Problem finding explicit function without multiple $\sum$s

Question

For $1≤n \in \mathbb{N}$, I want a function $f$ to have the following value:

The sum of all possible products $a_1 * a_2 * ... * a_n$, with $a_i \in \{1, 2, 3, 4\}$ and $a_1 ≤ a_2 ≤ ... ≤ a_n$.

For example:
$f(1) = 1 + 2 + 3 + 4 = 10$
$f(2) = 1*1 + 1*2 + 1*3 + 1*4 + 2*2 + 2*3 + 2*4 + 3*3 + 3*4 + 4*4 = 65$
$f(3) = 350$
$f(4) = 1701$

I know I could do it with $\sum$s, for example for
$f(3) = \sum_{k=1}^{4} \sum_{l=1}^{k} \sum_{m=1}^{l} k*l*m$

The problem however is that I would need one nested sum per $n$, which is not optimal. I would much rather prefer a function without any sums.

Any ideas?

Answer 1

https://oeis.org/A000453

There is a formula section on that page that can be adjusted to work with this specific sequence.

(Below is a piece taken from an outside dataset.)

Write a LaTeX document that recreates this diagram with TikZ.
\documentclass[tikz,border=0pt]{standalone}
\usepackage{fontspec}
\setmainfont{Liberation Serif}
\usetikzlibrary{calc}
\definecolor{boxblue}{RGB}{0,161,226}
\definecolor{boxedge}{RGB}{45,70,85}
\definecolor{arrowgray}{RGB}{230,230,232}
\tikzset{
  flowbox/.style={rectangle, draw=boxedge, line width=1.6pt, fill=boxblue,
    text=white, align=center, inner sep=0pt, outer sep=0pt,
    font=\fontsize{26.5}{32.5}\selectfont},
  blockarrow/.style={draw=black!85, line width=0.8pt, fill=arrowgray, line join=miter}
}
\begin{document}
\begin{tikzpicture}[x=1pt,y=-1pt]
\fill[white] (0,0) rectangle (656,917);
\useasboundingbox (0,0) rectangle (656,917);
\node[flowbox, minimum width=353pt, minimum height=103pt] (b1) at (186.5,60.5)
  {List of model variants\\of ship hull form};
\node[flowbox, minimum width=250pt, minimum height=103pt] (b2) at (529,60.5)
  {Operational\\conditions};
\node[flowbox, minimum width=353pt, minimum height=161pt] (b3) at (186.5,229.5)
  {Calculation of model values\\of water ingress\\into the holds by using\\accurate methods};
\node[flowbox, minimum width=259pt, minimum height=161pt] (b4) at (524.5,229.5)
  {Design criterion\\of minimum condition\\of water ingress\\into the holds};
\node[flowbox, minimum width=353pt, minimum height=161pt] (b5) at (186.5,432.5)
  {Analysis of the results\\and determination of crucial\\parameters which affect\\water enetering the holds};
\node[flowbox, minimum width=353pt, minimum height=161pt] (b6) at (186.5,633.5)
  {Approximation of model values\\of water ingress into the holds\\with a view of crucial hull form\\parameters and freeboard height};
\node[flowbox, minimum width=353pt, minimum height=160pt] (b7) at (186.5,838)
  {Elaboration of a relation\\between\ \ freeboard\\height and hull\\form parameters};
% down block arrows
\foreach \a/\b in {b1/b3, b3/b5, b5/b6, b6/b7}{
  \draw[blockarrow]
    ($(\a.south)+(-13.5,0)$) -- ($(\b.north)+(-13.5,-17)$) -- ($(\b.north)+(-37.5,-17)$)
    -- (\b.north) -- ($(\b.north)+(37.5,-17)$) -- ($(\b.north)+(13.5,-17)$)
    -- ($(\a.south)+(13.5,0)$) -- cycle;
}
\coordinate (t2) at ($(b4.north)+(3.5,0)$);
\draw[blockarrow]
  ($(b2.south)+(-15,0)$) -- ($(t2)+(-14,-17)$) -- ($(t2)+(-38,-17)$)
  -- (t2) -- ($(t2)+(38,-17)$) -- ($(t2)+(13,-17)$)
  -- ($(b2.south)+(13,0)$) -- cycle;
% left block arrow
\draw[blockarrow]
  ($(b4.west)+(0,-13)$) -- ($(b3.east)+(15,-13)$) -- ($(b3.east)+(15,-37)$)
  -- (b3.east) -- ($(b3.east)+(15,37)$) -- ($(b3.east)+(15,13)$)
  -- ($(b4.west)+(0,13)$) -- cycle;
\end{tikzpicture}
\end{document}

I'll type it here in case OEIS goes down at some point (though I sincerely hope that never happens). $$f(n)=\frac{4^{n+4}-4\cdot3^{n+4}+6\cdot2^{n+4}-4}{24}$$

Answer 2

Your $f(3)$ can be written: \begin{align} f(3) &= \sum_{1 \le k \le 4} \sum_{1 \le l \le k} \sum_{1 \le m \le l} k \cdot l \cdot m \\ &= \sum_{1 \le k \le 4} k \sum_{1 \le l \le k} l \sum_{1 \le m \le l} m \\ &= \sum_{1 \le k \le 4} k \sum_{1 \le l \le k} l \cdot \frac{l (l + 1)}{2} \end{align} The inner sum is now a cubic polynomial in $l$, which can be written in closed (if messy) terms. This gives you a quintic in $k$, which again has a closed form.